La précarité affecte la santé, physique et psychique, et empêche souvent d'avoir accès aux soins.

La précarité affecte la santé, physique et psychique, et empêche souvent d’avoir accès aux soins.

La permanence d’accès aux soins est ouverte à tous, du lundi au jeudi. « Je forme régulièrement les bénévoles de l’accueil pour qu’ils abordent systématiquement la question de l’état de santé. Ils peuvent ainsi proposer aux personnes accueillies un passage par mon bureau », observe la sage-femme. Chaque entretien se bâtit sur beaucoup d’écoute. « Souvent, il y a des choses enfouies qui font souffrir. » La bénévole vérifie aussi si la personne dispose de la CMU, de la mutuelle complémentaire, bref si la situation administrative lui permet d’entamer ou de reprendre un parcours de soins. En cas de besoin, elle peut affilier une personne à la mutuelle Solimut, un partenaire du Secours populaire qui « propose des tarifs adaptés aux gens en grande précarité ».
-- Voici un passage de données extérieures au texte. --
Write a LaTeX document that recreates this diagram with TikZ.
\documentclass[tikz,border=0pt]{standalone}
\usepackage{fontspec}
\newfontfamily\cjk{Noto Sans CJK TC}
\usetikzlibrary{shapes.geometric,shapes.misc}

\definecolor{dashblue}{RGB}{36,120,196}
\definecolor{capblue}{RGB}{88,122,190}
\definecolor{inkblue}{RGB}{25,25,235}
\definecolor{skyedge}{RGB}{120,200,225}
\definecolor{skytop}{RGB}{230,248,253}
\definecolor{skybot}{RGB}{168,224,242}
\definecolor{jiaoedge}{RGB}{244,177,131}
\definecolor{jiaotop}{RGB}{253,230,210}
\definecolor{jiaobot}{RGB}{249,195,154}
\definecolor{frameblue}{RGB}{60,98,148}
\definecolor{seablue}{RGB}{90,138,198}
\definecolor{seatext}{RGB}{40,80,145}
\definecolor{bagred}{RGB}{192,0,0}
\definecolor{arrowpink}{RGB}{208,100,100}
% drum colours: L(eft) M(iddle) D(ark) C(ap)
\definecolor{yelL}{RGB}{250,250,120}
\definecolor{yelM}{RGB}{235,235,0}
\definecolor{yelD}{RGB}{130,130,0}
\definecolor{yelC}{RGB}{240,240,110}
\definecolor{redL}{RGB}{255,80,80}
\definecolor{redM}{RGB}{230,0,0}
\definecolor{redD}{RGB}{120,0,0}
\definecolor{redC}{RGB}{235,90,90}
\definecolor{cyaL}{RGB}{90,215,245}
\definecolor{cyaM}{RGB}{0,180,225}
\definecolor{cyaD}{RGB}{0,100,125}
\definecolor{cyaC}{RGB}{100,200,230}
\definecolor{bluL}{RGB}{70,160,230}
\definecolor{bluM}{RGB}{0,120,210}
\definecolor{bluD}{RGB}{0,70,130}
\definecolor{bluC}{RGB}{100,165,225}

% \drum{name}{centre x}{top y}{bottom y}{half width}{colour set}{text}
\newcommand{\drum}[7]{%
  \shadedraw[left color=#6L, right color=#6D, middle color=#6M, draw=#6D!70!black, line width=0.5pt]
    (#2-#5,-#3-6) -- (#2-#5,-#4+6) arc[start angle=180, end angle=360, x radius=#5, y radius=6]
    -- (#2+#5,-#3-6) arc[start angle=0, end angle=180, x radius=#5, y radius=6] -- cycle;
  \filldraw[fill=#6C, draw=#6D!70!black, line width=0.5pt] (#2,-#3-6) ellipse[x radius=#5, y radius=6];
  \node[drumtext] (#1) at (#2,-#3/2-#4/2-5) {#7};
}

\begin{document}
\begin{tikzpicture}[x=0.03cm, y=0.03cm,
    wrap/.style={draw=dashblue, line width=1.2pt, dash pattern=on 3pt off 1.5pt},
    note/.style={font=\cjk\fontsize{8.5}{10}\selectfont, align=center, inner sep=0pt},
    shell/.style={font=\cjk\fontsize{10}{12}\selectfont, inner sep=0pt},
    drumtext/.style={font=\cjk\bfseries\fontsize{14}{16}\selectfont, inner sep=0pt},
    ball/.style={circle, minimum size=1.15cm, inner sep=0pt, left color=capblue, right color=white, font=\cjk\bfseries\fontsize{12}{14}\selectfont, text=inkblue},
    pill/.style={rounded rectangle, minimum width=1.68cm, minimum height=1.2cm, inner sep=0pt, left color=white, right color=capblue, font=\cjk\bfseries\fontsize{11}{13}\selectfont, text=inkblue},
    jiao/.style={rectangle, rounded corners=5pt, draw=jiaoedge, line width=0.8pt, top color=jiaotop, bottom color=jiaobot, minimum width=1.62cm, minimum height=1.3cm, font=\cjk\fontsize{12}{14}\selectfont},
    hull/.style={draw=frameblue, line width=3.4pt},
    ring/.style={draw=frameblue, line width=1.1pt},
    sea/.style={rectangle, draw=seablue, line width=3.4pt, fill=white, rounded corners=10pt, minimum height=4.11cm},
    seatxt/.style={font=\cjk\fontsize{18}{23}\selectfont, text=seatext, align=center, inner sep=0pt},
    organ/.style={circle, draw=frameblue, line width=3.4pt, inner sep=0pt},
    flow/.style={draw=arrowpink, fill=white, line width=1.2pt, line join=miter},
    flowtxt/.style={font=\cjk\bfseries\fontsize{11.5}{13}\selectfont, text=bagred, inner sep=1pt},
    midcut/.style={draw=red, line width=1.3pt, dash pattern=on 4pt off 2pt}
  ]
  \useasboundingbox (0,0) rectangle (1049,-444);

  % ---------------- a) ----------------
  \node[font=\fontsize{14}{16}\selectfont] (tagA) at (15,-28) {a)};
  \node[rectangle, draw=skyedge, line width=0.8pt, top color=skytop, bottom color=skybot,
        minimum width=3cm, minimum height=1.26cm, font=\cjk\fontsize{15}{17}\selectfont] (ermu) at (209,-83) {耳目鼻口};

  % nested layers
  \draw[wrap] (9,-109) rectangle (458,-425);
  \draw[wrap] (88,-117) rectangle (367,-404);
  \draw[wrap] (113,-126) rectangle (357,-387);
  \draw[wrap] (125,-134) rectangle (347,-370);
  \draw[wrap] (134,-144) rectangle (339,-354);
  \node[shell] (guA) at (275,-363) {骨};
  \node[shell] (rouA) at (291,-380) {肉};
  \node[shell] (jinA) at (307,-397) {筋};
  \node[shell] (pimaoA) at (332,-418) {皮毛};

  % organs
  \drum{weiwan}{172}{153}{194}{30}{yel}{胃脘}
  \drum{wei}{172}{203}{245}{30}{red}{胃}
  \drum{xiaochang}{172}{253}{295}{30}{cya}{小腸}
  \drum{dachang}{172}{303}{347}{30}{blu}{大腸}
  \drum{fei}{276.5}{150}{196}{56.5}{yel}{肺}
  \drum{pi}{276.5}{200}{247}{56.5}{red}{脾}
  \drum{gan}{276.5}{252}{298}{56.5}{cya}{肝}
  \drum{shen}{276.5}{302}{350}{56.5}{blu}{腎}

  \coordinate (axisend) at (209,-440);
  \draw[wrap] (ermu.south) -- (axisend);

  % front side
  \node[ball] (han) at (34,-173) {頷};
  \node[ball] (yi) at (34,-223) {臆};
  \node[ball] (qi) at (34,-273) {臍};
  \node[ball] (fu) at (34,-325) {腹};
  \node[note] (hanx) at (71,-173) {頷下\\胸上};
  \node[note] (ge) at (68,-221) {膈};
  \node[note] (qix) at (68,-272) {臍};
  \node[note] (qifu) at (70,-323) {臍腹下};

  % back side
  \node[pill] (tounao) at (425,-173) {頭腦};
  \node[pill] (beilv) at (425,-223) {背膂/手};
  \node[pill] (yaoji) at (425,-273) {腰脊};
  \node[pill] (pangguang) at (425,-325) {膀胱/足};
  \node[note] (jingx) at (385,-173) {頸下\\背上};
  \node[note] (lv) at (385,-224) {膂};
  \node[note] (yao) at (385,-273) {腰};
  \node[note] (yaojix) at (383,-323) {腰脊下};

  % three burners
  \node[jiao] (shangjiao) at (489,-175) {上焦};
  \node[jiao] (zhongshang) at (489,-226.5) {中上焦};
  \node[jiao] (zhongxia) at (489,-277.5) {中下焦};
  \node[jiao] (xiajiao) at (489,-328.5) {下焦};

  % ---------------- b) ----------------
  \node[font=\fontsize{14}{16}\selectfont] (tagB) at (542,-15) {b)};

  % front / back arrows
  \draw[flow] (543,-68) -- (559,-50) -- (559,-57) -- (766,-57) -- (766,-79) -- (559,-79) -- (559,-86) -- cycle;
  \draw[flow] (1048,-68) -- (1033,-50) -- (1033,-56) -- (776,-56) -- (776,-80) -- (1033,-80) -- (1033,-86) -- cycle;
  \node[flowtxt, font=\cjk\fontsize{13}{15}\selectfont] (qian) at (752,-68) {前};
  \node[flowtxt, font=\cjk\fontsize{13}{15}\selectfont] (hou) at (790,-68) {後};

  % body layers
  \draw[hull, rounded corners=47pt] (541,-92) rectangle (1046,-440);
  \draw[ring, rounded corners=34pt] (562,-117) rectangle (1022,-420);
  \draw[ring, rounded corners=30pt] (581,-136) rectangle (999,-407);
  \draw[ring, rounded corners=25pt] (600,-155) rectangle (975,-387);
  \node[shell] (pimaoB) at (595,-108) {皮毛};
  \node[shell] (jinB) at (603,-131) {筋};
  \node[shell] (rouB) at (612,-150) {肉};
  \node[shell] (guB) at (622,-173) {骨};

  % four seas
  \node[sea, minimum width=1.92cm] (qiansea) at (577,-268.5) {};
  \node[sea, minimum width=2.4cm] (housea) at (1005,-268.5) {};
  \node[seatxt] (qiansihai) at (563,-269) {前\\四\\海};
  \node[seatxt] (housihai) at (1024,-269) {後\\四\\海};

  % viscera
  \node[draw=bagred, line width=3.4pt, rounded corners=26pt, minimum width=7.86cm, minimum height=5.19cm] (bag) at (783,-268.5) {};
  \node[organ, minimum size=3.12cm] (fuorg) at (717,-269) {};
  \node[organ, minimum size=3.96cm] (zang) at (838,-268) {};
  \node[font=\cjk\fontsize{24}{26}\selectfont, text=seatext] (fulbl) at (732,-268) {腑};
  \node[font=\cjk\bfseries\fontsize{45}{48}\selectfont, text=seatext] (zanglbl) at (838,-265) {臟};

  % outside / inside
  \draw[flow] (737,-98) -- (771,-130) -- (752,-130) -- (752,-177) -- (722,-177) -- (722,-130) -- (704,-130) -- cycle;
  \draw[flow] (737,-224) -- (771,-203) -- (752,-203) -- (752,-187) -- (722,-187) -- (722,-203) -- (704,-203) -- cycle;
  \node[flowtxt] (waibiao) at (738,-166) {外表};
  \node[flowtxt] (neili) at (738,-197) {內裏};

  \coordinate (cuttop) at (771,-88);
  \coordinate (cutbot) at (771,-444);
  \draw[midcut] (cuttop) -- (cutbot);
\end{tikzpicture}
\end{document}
Sa mission l’amène à sortir du Secours populaire. Elle accompagne à leurs rendez-vous médicaux, les personnes qui ont peur de ne pas savoir gérer cela. La bénévole dynamique se rend aussi à l’université pour des ateliers préventions et de santé sexuelle. « Je suis la reine des préservatifs ! J’en distribue à pleine poignée, tout en expliquant la nécessité de se préserver des maladies sexuellement transmissibles. » Sur place, Annie-Claire est à l’écoute de cette population dont les conditions de vie se dégradent. « Quand tu les écoutes, tu découvres qu’ils vivent avec rien quand les parents se saignent déjà pour leur louer une chambre ! »

Des séances gratuites d’ostéopathie

Depuis 2016, une consultation d’ostéopathie est proposée chaque semaine. Très grand, très doux, Mathieu accueille avec le sourire les personnes que le stress ou une vie de travail précaire font souffrir. « Ils serrent les dents, se bloquent les épaules, se plaignent du dos ou des articulations. » La séance dure entre 20 et 30 minutes, durant lesquelles le jeune diplômé multiplie les manipulations. « Un aspect important de la séance est la discussion, cela les aide à lâcher prise, à se laisser aller. » Se remettant sur ses jambes, Fatma, semble sans aucune force, prise dans ses émotions. Elle s’assoit, boit un verre d’eau le temps de reprendre ses esprits. Elle finit par repartir avec ses sacs bien garnis. « Je lui ai redonné un rendez-vous parce qu’elle a vraiment besoin de relâcher les tensions qui la travaillent », confie Mathieu en la regardant partir.